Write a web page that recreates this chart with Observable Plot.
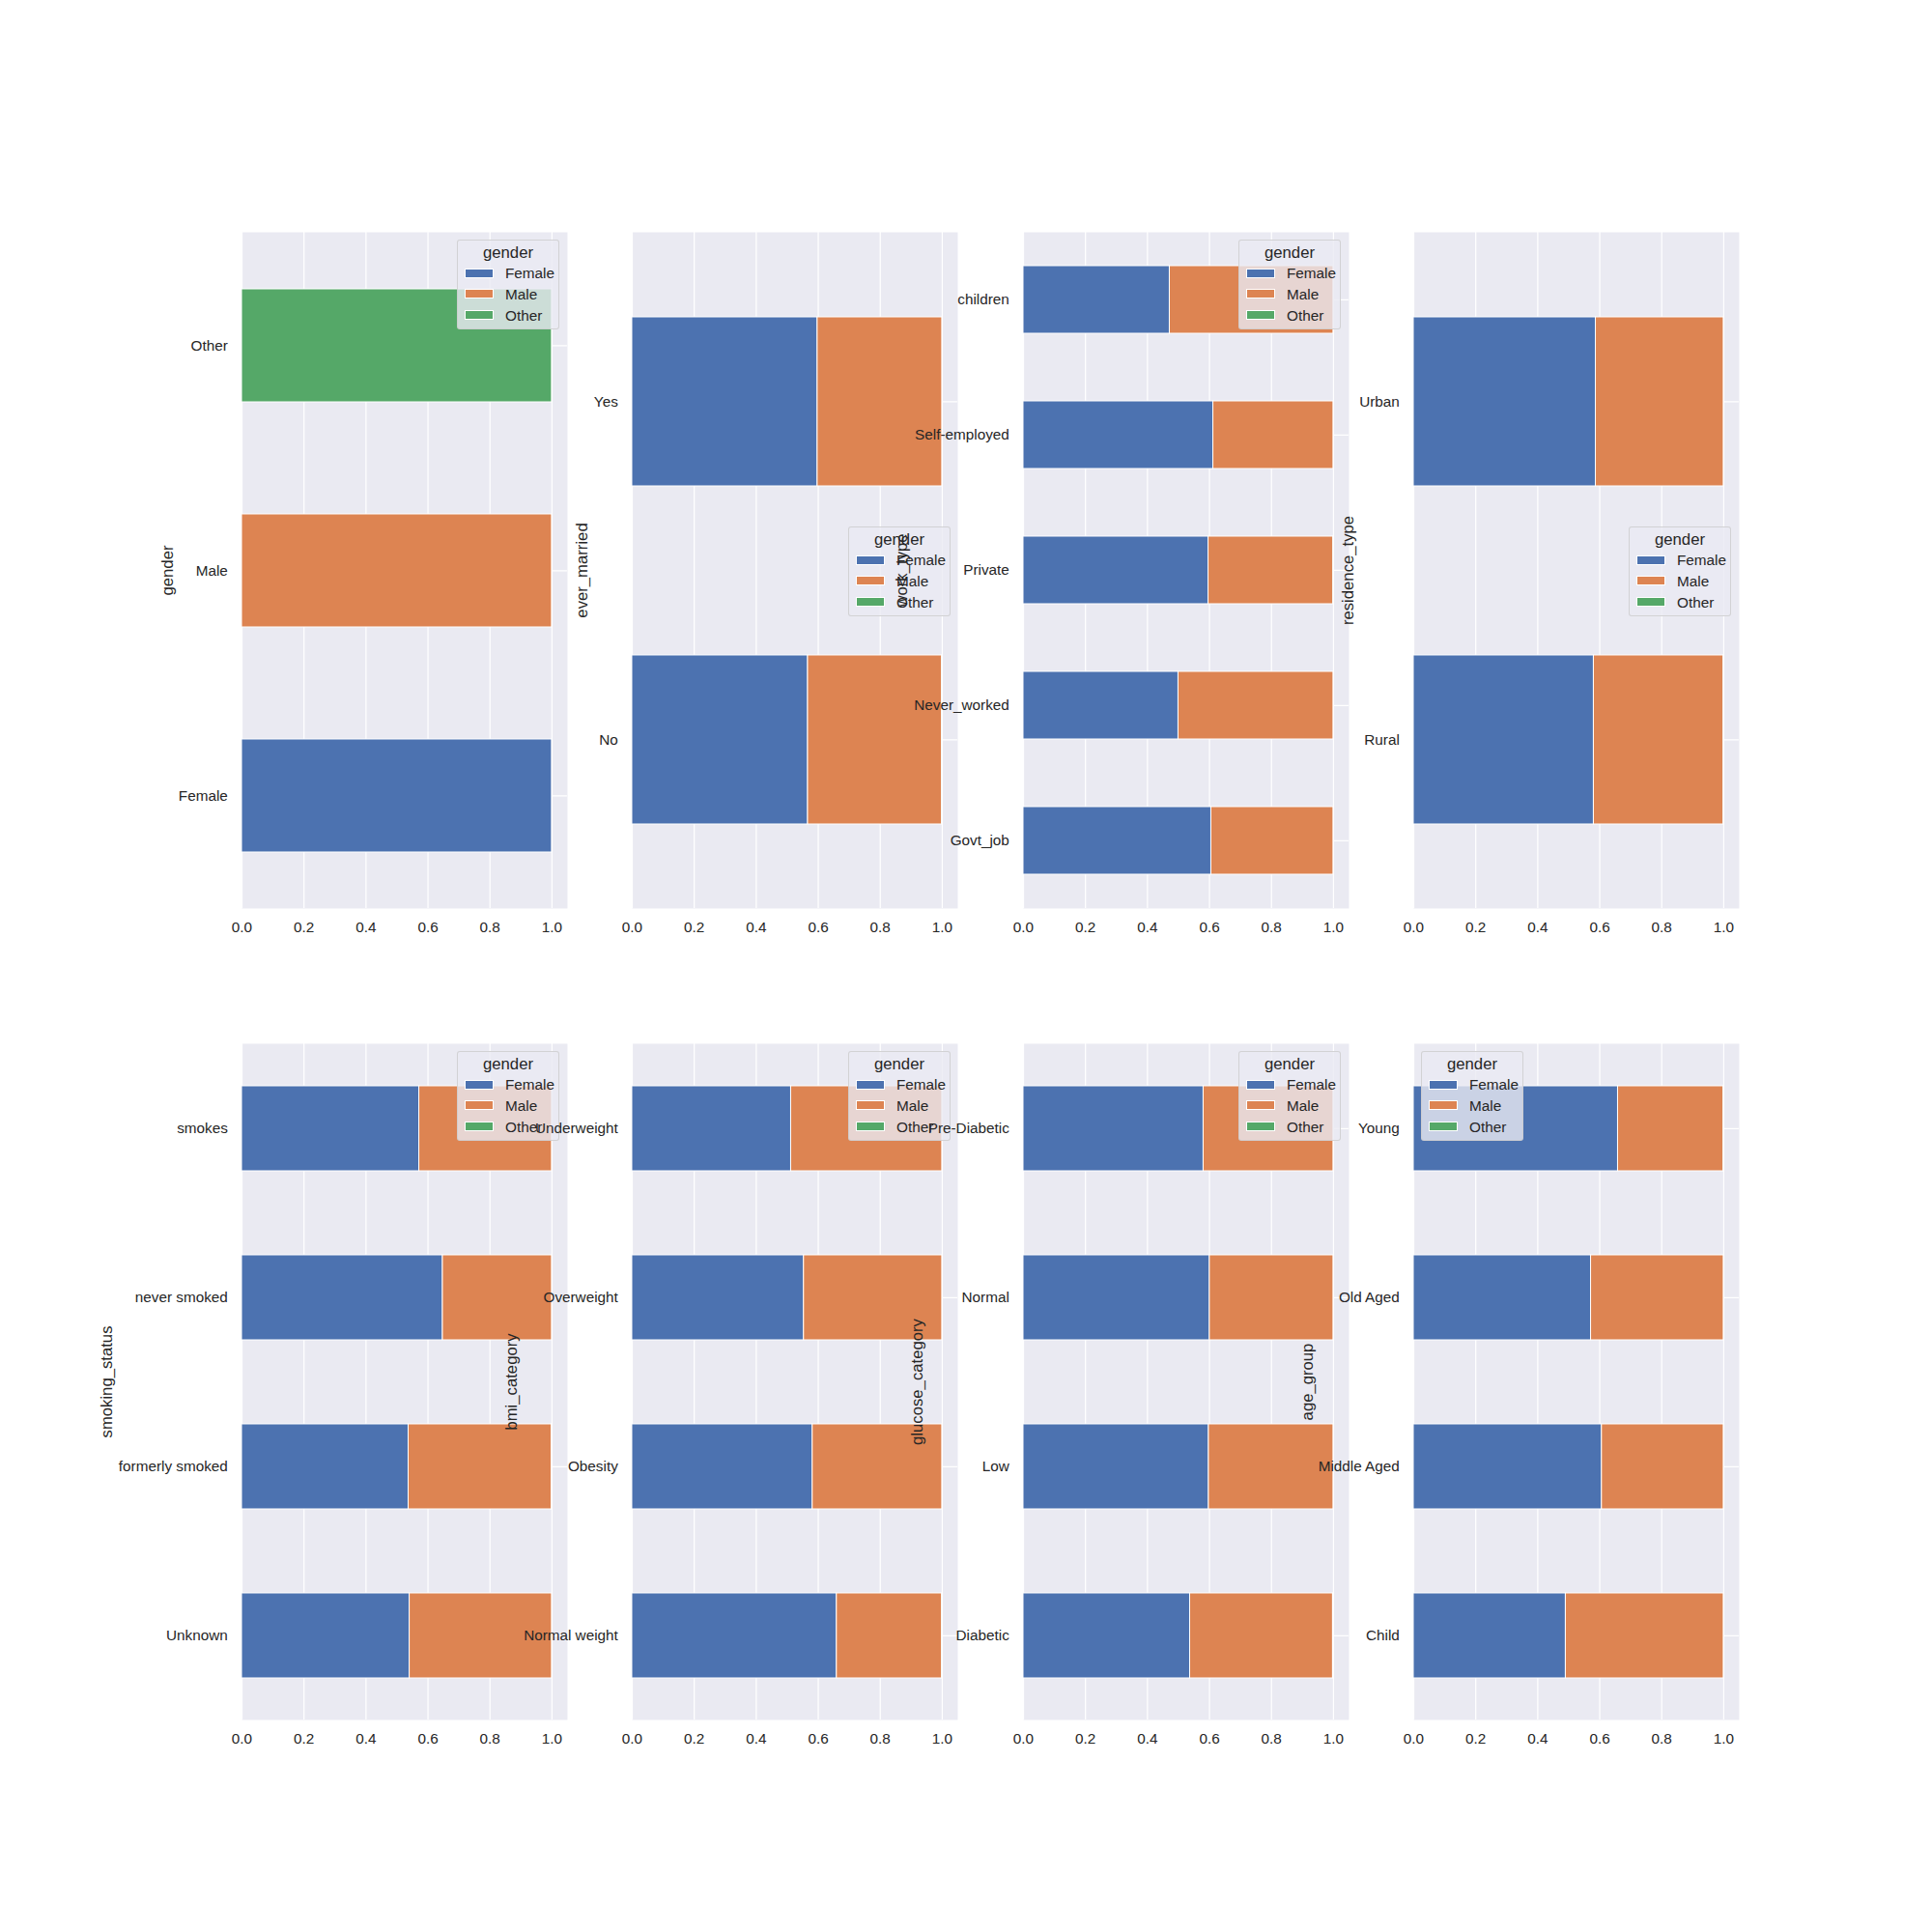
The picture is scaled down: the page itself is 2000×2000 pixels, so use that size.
<!DOCTYPE html>
<html>
<head>
<meta charset="utf-8">
<script src="https://cdn.jsdelivr.net/npm/d3@7"></script>
<script src="https://cdn.jsdelivr.net/npm/@observablehq/plot@0.6"></script>
<style>
  body { margin: 0; background: #ffffff; font-family: "Liberation Sans", Arial, sans-serif; }
  #root { position: relative; width: 2000px; height: 2000px; overflow: hidden; }
  .panel { position: absolute; }
  .legend { position: absolute; box-sizing: border-box; width: 106px; height: 93px;
            background: rgba(234,234,242,0.8); border: 1px solid rgba(204,204,204,0.8);
            border-radius: 3px; color: #262626; }
  .legend .ttl { position: absolute; left: 0; width: 100%; text-align: center; font-size: 16.7px; line-height: 17px; top: 3.5px; }
  .legend .sw { position: absolute; left: 7px; width: 30px; height: 10px; box-sizing: border-box; border: 1px solid #ffffff; }
  .legend .lb { position: absolute; left: 49px; font-size: 15.3px; line-height: 17px; white-space: nowrap; }
</style>
</head>
<body>
<div id="root"></div>
<script>
// ---------------- data ----------------
const genders = ["Female", "Male", "Other"];
const genderColors = ["#4C72B0", "#DD8452", "#55A868"];
const xTicks = [0, 0.2, 0.4, 0.6, 0.8, 1.0];

const genderCats = ["Female", "Male", "Other"];
const genderFemale = [1, 0, 0];
const genderMale = [0, 1, 0];
const genderOther = [0, 0, 1];

const marriedCats = ["No", "Yes"];
const marriedFemale = [0.567, 0.598];
const marriedMale = [0.4324, 0.402];
const marriedOther = [0.0006, 0];

const workCats = ["Govt_job", "Never_worked", "Private", "Self-employed", "children"];
const workFemale = [0.606, 0.5, 0.597, 0.6125, 0.472];
const workMale = [0.394, 0.5, 0.4027, 0.3875, 0.528];
const workOther = [0, 0, 0.0003, 0, 0];

const residenceCats = ["Rural", "Urban"];
const residenceFemale = [0.581, 0.5875];
const residenceMale = [0.4186, 0.4125];
const residenceOther = [0.0004, 0];

const smokingCats = ["Unknown", "formerly smoked", "never smoked", "smokes"];
const smokingFemale = [0.541, 0.5375, 0.648, 0.572];
const smokingMale = [0.459, 0.4614, 0.352, 0.428];
const smokingOther = [0, 0.0011, 0, 0];

const bmiCats = ["Normal weight", "Obesity", "Overweight", "Underweight"];
const bmiFemale = [0.66, 0.582, 0.554, 0.5125];
const bmiMale = [0.3395, 0.418, 0.446, 0.4875];
const bmiOther = [0.0005, 0, 0, 0];

const glucoseCats = ["Diabetic", "Low", "Normal", "Pre-Diabetic"];
const glucoseFemale = [0.5375, 0.598, 0.601, 0.581];
const glucoseMale = [0.461, 0.402, 0.399, 0.419];
const glucoseOther = [0.0015, 0, 0, 0];

const ageCats = ["Child", "Middle Aged", "Old Aged", "Young"];
const ageFemale = [0.4906, 0.607, 0.572, 0.659];
const ageMale = [0.5094, 0.393, 0.428, 0.3405];
const ageOther = [0, 0, 0, 0.0005];

const panels = [
  {label: "gender", cats: genderCats, series: [genderFemale, genderMale, genderOther]},
  {label: "ever_married", cats: marriedCats, series: [marriedFemale, marriedMale, marriedOther]},
  {label: "work_type", cats: workCats, series: [workFemale, workMale, workOther]},
  {label: "residence_type", cats: residenceCats, series: [residenceFemale, residenceMale, residenceOther]},
  {label: "smoking_status", cats: smokingCats, series: [smokingFemale, smokingMale, smokingOther]},
  {label: "bmi_category", cats: bmiCats, series: [bmiFemale, bmiMale, bmiOther]},
  {label: "glucose_category", cats: glucoseCats, series: [glucoseFemale, glucoseMale, glucoseOther]},
  {label: "age_group", cats: ageCats, series: [ageFemale, ageMale, ageOther]}
];

// ---------------- layout ----------------
const frameW = 336.96, frameH = 700;
const colLeft = [250, 654.35, 1058.7, 1463.04];
const rowTop = [240, 1080];
const mL = 160, mR = 20, mT = 10, mB = 50;
const labelOffsets = [-77, -52, -125.7, -67.5, -139.5, -124.8, -109.9, -109.7];
const legendPos = [[473, 248], [878, 545], [1282, 248], [1686, 545],
                   [473, 1088], [878, 1088], [1282, 1088], [1471, 1088]];
const legendRowY = [34.7, 56, 78];

const root = document.getElementById("root");

panels.forEach((p, i) => {
  const data = [];
  p.cats.forEach((c, j) => {
    genders.forEach((g, k) => data.push({cat: c, gender: g, value: p.series[k][j]}));
  });
  const left = colLeft[i % 4], top = rowTop[Math.floor(i / 4)];
  const chart = Plot.plot({
    width: mL + frameW + mR,
    height: mT + frameH + mB,
    marginLeft: mL, marginRight: mR, marginTop: mT, marginBottom: mB,
    style: {background: "transparent", fontFamily: "'Liberation Sans', Arial, sans-serif", fontSize: "15.3px", color: "#262626", overflow: "visible"},
    x: {domain: [0, 1.05]},
    y: {domain: p.cats.slice().reverse(), paddingInner: 0.5, paddingOuter: 0.25},
    color: {domain: genders, range: genderColors},
    marks: [
      Plot.frame({fill: "#EAEAF2", stroke: null}),
      Plot.gridX({ticks: xTicks, stroke: "#ffffff", strokeOpacity: 1, strokeWidth: 1.25}),
      Plot.gridY({stroke: "#ffffff", strokeOpacity: 1, strokeWidth: 1.25}),
      Plot.barX(data, Plot.stackX({y: "cat", x: "value", fill: "gender", stroke: "#ffffff", strokeWidth: 1})),
      Plot.axisX({ticks: xTicks, tickFormat: ".1f", tickSize: 0, tickPadding: 14, label: null, fill: "#262626"}),
      Plot.axisY({tickSize: 0, tickPadding: 14.7, label: null, fill: "#262626"}),
      Plot.text([p.label], {text: d => d, frameAnchor: "left", dx: labelOffsets[i], rotate: -90,
        textAnchor: "middle", lineAnchor: "middle", fontSize: 16.7, fill: "#262626"})
    ]
  });
  chart.classList.add("panel");
  chart.style.left = (left - mL) + "px";
  chart.style.top = (top - mT) + "px";
  root.appendChild(chart);

  const lg = document.createElement("div");
  lg.className = "legend";
  lg.style.left = legendPos[i][0] + "px";
  lg.style.top = legendPos[i][1] + "px";
  const ttl = document.createElement("div");
  ttl.className = "ttl";
  ttl.textContent = "gender";
  lg.appendChild(ttl);
  genders.forEach((g, k) => {
    const sw = document.createElement("div");
    sw.className = "sw";
    sw.style.background = genderColors[k];
    sw.style.top = (legendRowY[k] - 6) + "px";
    lg.appendChild(sw);
    const lb = document.createElement("div");
    lb.className = "lb";
    lb.textContent = g;
    lb.style.top = (legendRowY[k] - 9.5) + "px";
    lg.appendChild(lb);
  });
  root.appendChild(lg);
});
</script>
</body>
</html>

> _WHAT THE TASK REQUIRES_:
Restate the entire listing word for word, excluding pictures.

> _RESPONSE BELOW_:
Write a web page that recreates this chart with Observable Plot.
The picture is scaled down: the page itself is 2000×2000 pixels, so use that size.
<!DOCTYPE html>
<html>
<head>
<meta charset="utf-8">
<script src="https://cdn.jsdelivr.net/npm/d3@7"></script>
<script src="https://cdn.jsdelivr.net/npm/@observablehq/plot@0.6"></script>
<style>
  body { margin: 0; background: #ffffff; font-family: "Liberation Sans", Arial, sans-serif; }
  #root { position: relative; width: 2000px; height: 2000px; overflow: hidden; }
  .panel { position: absolute; }
  .legend { position: absolute; box-sizing: border-box; width: 106px; height: 93px;
            background: rgba(234,234,242,0.8); border: 1px solid rgba(204,204,204,0.8);
            border-radius: 3px; color: #262626; }
  .legend .ttl { position: absolute; left: 0; width: 100%; text-align: center; font-size: 16.7px; line-height: 17px; top: 3.5px; }
  .legend .sw { position: absolute; left: 7px; width: 30px; height: 10px; box-sizing: border-box; border: 1px solid #ffffff; }
  .legend .lb { position: absolute; left: 49px; font-size: 15.3px; line-height: 17px; white-space: nowrap; }
</style>
</head>
<body>
<div id="root"></div>
<script>
// ---------------- data ----------------
const genders = ["Female", "Male", "Other"];
const genderColors = ["#4C72B0", "#DD8452", "#55A868"];
const xTicks = [0, 0.2, 0.4, 0.6, 0.8, 1.0];

const genderCats = ["Female", "Male", "Other"];
const genderFemale = [1, 0, 0];
const genderMale = [0, 1, 0];
const genderOther = [0, 0, 1];

const marriedCats = ["No", "Yes"];
const marriedFemale = [0.567, 0.598];
const marriedMale = [0.4324, 0.402];
const marriedOther = [0.0006, 0];

const workCats = ["Govt_job", "Never_worked", "Private", "Self-employed", "children"];
const workFemale = [0.606, 0.5, 0.597, 0.6125, 0.472];
const workMale = [0.394, 0.5, 0.4027, 0.3875, 0.528];
const workOther = [0, 0, 0.0003, 0, 0];

const residenceCats = ["Rural", "Urban"];
const residenceFemale = [0.581, 0.5875];
const residenceMale = [0.4186, 0.4125];
const residenceOther = [0.0004, 0];

const smokingCats = ["Unknown", "formerly smoked", "never smoked", "smokes"];
const smokingFemale = [0.541, 0.5375, 0.648, 0.572];
const smokingMale = [0.459, 0.4614, 0.352, 0.428];
const smokingOther = [0, 0.0011, 0, 0];

const bmiCats = ["Normal weight", "Obesity", "Overweight", "Underweight"];
const bmiFemale = [0.66, 0.582, 0.554, 0.5125];
const bmiMale = [0.3395, 0.418, 0.446, 0.4875];
const bmiOther = [0.0005, 0, 0, 0];

const glucoseCats = ["Diabetic", "Low", "Normal", "Pre-Diabetic"];
const glucoseFemale = [0.5375, 0.598, 0.601, 0.581];
const glucoseMale = [0.461, 0.402, 0.399, 0.419];
const glucoseOther = [0.0015, 0, 0, 0];

const ageCats = ["Child", "Middle Aged", "Old Aged", "Young"];
const ageFemale = [0.4906, 0.607, 0.572, 0.659];
const ageMale = [0.5094, 0.393, 0.428, 0.3405];
const ageOther = [0, 0, 0, 0.0005];

const panels = [
  {label: "gender", cats: genderCats, series: [genderFemale, genderMale, genderOther]},
  {label: "ever_married", cats: marriedCats, series: [marriedFemale, marriedMale, marriedOther]},
  {label: "work_type", cats: workCats, series: [workFemale, workMale, workOther]},
  {label: "residence_type", cats: residenceCats, series: [residenceFemale, residenceMale, residenceOther]},
  {label: "smoking_status", cats: smokingCats, series: [smokingFemale, smokingMale, smokingOther]},
  {label: "bmi_category", cats: bmiCats, series: [bmiFemale, bmiMale, bmiOther]},
  {label: "glucose_category", cats: glucoseCats, series: [glucoseFemale, glucoseMale, glucoseOther]},
  {label: "age_group", cats: ageCats, series: [ageFemale, ageMale, ageOther]}
];

// ---------------- layout ----------------
const frameW = 336.96, frameH = 700;
const colLeft = [250, 654.35, 1058.7, 1463.04];
const rowTop = [240, 1080];
const mL = 160, mR = 20, mT = 10, mB = 50;
const labelOffsets = [-77, -52, -125.7, -67.5, -139.5, -124.8, -109.9, -109.7];
const legendPos = [[473, 248], [878, 545], [1282, 248], [1686, 545],
                   [473, 1088], [878, 1088], [1282, 1088], [1471, 1088]];
const legendRowY = [34.7, 56, 78];

const root = document.getElementById("root");

panels.forEach((p, i) => {
  const data = [];
  p.cats.forEach((c, j) => {
    genders.forEach((g, k) => data.push({cat: c, gender: g, value: p.series[k][j]}));
  });
  const left = colLeft[i % 4], top = rowTop[Math.floor(i / 4)];
  const chart = Plot.plot({
    width: mL + frameW + mR,
    height: mT + frameH + mB,
    marginLeft: mL, marginRight: mR, marginTop: mT, marginBottom: mB,
    style: {background: "transparent", fontFamily: "'Liberation Sans', Arial, sans-serif", fontSize: "15.3px", color: "#262626", overflow: "visible"},
    x: {domain: [0, 1.05]},
    y: {domain: p.cats.slice().reverse(), paddingInner: 0.5, paddingOuter: 0.25},
    color: {domain: genders, range: genderColors},
    marks: [
      Plot.frame({fill: "#EAEAF2", stroke: null}),
      Plot.gridX({ticks: xTicks, stroke: "#ffffff", strokeOpacity: 1, strokeWidth: 1.25}),
      Plot.gridY({stroke: "#ffffff", strokeOpacity: 1, strokeWidth: 1.25}),
      Plot.barX(data, Plot.stackX({y: "cat", x: "value", fill: "gender", stroke: "#ffffff", strokeWidth: 1})),
      Plot.axisX({ticks: xTicks, tickFormat: ".1f", tickSize: 0, tickPadding: 14, label: null, fill: "#262626"}),
      Plot.axisY({tickSize: 0, tickPadding: 14.7, label: null, fill: "#262626"}),
      Plot.text([p.label], {text: d => d, frameAnchor: "left", dx: labelOffsets[i], rotate: -90,
        textAnchor: "middle", lineAnchor: "middle", fontSize: 16.7, fill: "#262626"})
    ]
  });
  chart.classList.add("panel");
  chart.style.left = (left - mL) + "px";
  chart.style.top = (top - mT) + "px";
  root.appendChild(chart);

  const lg = document.createElement("div");
  lg.className = "legend";
  lg.style.left = legendPos[i][0] + "px";
  lg.style.top = legendPos[i][1] + "px";
  const ttl = document.createElement("div");
  ttl.className = "ttl";
  ttl.textContent = "gender";
  lg.appendChild(ttl);
  genders.forEach((g, k) => {
    const sw = document.createElement("div");
    sw.className = "sw";
    sw.style.background = genderColors[k];
    sw.style.top = (legendRowY[k] - 6) + "px";
    lg.appendChild(sw);
    const lb = document.createElement("div");
    lb.className = "lb";
    lb.textContent = g;
    lb.style.top = (legendRowY[k] - 9.5) + "px";
    lg.appendChild(lb);
  });
  root.appendChild(lg);
});
</script>
</body>
</html>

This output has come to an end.